* WHAT YOU NEED TO DO
Set all the material down again unchanged, without the pictures.

* DATA SECTION
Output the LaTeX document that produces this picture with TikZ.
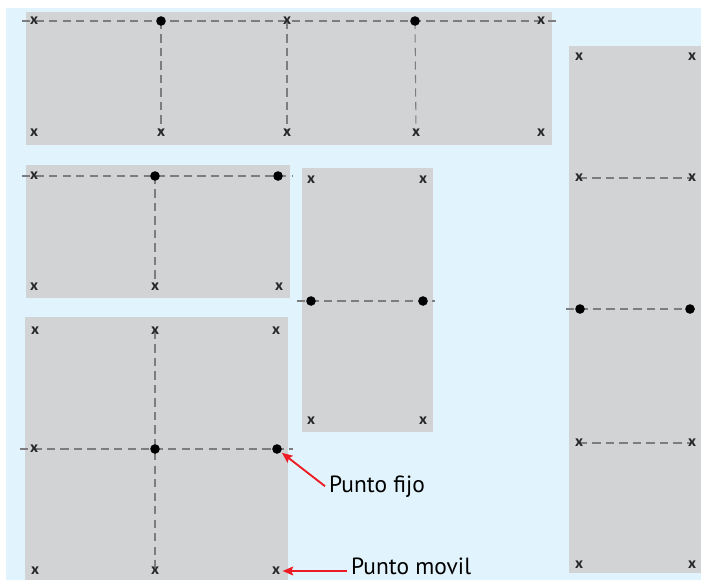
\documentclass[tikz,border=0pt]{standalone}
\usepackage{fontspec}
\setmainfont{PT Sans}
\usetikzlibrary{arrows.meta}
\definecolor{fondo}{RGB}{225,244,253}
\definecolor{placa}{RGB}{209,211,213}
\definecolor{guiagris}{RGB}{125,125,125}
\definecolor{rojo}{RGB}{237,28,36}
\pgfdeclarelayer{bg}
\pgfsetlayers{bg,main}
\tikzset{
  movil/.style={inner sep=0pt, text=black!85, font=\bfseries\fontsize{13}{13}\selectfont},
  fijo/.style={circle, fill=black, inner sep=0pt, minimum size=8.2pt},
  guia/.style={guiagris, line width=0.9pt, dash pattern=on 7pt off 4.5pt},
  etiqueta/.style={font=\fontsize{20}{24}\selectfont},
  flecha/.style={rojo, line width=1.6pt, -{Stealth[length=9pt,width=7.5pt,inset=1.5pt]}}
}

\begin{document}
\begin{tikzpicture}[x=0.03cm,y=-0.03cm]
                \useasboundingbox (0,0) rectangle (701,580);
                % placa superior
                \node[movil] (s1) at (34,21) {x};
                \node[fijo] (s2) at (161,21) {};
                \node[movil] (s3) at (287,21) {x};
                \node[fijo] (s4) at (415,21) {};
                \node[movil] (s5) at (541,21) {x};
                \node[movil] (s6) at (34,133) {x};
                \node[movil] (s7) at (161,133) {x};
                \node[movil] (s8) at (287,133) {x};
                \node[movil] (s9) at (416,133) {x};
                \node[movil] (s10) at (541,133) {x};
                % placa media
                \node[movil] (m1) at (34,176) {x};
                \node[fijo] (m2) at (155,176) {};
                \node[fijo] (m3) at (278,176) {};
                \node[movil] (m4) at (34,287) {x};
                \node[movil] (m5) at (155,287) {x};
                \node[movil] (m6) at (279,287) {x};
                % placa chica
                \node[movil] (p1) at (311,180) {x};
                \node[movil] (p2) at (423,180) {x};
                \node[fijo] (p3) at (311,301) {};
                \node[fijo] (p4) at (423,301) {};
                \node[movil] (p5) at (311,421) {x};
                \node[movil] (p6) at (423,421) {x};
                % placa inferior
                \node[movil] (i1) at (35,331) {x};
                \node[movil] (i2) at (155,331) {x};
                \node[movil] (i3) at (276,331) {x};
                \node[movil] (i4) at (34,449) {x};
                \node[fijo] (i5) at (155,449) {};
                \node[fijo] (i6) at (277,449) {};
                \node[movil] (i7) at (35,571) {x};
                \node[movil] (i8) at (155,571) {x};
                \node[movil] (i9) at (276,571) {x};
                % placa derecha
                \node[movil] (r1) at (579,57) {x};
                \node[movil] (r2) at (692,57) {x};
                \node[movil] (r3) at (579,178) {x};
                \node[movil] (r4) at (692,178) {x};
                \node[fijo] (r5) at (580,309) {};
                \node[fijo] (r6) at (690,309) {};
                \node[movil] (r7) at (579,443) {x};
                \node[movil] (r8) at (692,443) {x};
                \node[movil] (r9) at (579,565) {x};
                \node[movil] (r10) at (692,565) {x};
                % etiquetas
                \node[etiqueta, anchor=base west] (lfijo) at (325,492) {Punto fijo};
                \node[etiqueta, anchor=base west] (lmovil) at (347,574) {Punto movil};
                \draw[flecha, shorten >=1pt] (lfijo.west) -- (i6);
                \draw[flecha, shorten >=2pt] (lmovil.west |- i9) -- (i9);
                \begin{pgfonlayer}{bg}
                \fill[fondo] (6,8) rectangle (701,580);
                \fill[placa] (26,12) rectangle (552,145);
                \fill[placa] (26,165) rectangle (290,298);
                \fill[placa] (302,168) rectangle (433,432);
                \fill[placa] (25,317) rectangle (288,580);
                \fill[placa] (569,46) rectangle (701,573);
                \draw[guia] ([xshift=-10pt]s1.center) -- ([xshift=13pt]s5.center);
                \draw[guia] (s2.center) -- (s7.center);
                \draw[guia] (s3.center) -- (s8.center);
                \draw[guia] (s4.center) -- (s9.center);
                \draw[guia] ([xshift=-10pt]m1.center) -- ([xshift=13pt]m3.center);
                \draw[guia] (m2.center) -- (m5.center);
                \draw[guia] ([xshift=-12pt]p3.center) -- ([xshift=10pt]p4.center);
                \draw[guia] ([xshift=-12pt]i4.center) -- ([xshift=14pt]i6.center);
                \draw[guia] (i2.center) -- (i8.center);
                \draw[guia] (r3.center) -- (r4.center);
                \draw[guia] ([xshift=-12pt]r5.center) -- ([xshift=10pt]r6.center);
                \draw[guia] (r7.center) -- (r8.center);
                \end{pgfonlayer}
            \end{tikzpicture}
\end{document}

* SOLVED PROBLEM
Output the LaTeX document that produces this picture with TikZ.
\documentclass[tikz,border=0pt]{standalone}
\usepackage{fontspec}
\setmainfont{PT Sans}
\usetikzlibrary{arrows.meta}
\definecolor{fondo}{RGB}{225,244,253}
\definecolor{placa}{RGB}{209,211,213}
\definecolor{guiagris}{RGB}{125,125,125}
\definecolor{rojo}{RGB}{237,28,36}
\pgfdeclarelayer{bg}
\pgfsetlayers{bg,main}
\tikzset{
  movil/.style={inner sep=0pt, text=black!85, font=\bfseries\fontsize{13}{13}\selectfont},
  fijo/.style={circle, fill=black, inner sep=0pt, minimum size=8.2pt},
  guia/.style={guiagris, line width=0.9pt, dash pattern=on 7pt off 4.5pt},
  etiqueta/.style={font=\fontsize{20}{24}\selectfont},
  flecha/.style={rojo, line width=1.6pt, -{Stealth[length=9pt,width=7.5pt,inset=1.5pt]}}
}

\begin{document}
\begin{tikzpicture}[x=0.03cm,y=-0.03cm]
                \useasboundingbox (0,0) rectangle (701,580);
                % placa superior
                \node[movil] (s1) at (34,21) {x};
                \node[fijo] (s2) at (161,21) {};
                \node[movil] (s3) at (287,21) {x};
                \node[fijo] (s4) at (415,21) {};
                \node[movil] (s5) at (541,21) {x};
                \node[movil] (s6) at (34,133) {x};
                \node[movil] (s7) at (161,133) {x};
                \node[movil] (s8) at (287,133) {x};
                \node[movil] (s9) at (416,133) {x};
                \node[movil] (s10) at (541,133) {x};
                % placa media
                \node[movil] (m1) at (34,176) {x};
                \node[fijo] (m2) at (155,176) {};
                \node[fijo] (m3) at (278,176) {};
                \node[movil] (m4) at (34,287) {x};
                \node[movil] (m5) at (155,287) {x};
                \node[movil] (m6) at (279,287) {x};
                % placa chica
                \node[movil] (p1) at (311,180) {x};
                \node[movil] (p2) at (423,180) {x};
                \node[fijo] (p3) at (311,301) {};
                \node[fijo] (p4) at (423,301) {};
                \node[movil] (p5) at (311,421) {x};
                \node[movil] (p6) at (423,421) {x};
                % placa inferior
                \node[movil] (i1) at (35,331) {x};
                \node[movil] (i2) at (155,331) {x};
                \node[movil] (i3) at (276,331) {x};
                \node[movil] (i4) at (34,449) {x};
                \node[fijo] (i5) at (155,449) {};
                \node[fijo] (i6) at (277,449) {};
                \node[movil] (i7) at (35,571) {x};
                \node[movil] (i8) at (155,571) {x};
                \node[movil] (i9) at (276,571) {x};
                % placa derecha
                \node[movil] (r1) at (579,57) {x};
                \node[movil] (r2) at (692,57) {x};
                \node[movil] (r3) at (579,178) {x};
                \node[movil] (r4) at (692,178) {x};
                \node[fijo] (r5) at (580,309) {};
                \node[fijo] (r6) at (690,309) {};
                \node[movil] (r7) at (579,443) {x};
                \node[movil] (r8) at (692,443) {x};
                \node[movil] (r9) at (579,565) {x};
                \node[movil] (r10) at (692,565) {x};
                % etiquetas
                \node[etiqueta, anchor=base west] (lfijo) at (325,492) {Punto fijo};
                \node[etiqueta, anchor=base west] (lmovil) at (347,574) {Punto movil};
                \draw[flecha, shorten >=1pt] (lfijo.west) -- (i6);
                \draw[flecha, shorten >=2pt] (lmovil.west |- i9) -- (i9);
                \begin{pgfonlayer}{bg}
                \fill[fondo] (6,8) rectangle (701,580);
                \fill[placa] (26,12) rectangle (552,145);
                \fill[placa] (26,165) rectangle (290,298);
                \fill[placa] (302,168) rectangle (433,432);
                \fill[placa] (25,317) rectangle (288,580);
                \fill[placa] (569,46) rectangle (701,573);
                \draw[guia] ([xshift=-10pt]s1.center) -- ([xshift=13pt]s5.center);
                \draw[guia] (s2.center) -- (s7.center);
                \draw[guia] (s3.center) -- (s8.center);
                \draw[guia] (s4.center) -- (s9.center);
                \draw[guia] ([xshift=-10pt]m1.center) -- ([xshift=13pt]m3.center);
                \draw[guia] (m2.center) -- (m5.center);
                \draw[guia] ([xshift=-12pt]p3.center) -- ([xshift=10pt]p4.center);
                \draw[guia] ([xshift=-12pt]i4.center) -- ([xshift=14pt]i6.center);
                \draw[guia] (i2.center) -- (i8.center);
                \draw[guia] (r3.center) -- (r4.center);
                \draw[guia] ([xshift=-12pt]r5.center) -- ([xshift=10pt]r6.center);
                \draw[guia] (r7.center) -- (r8.center);
                \end{pgfonlayer}
            \end{tikzpicture}
\end{document}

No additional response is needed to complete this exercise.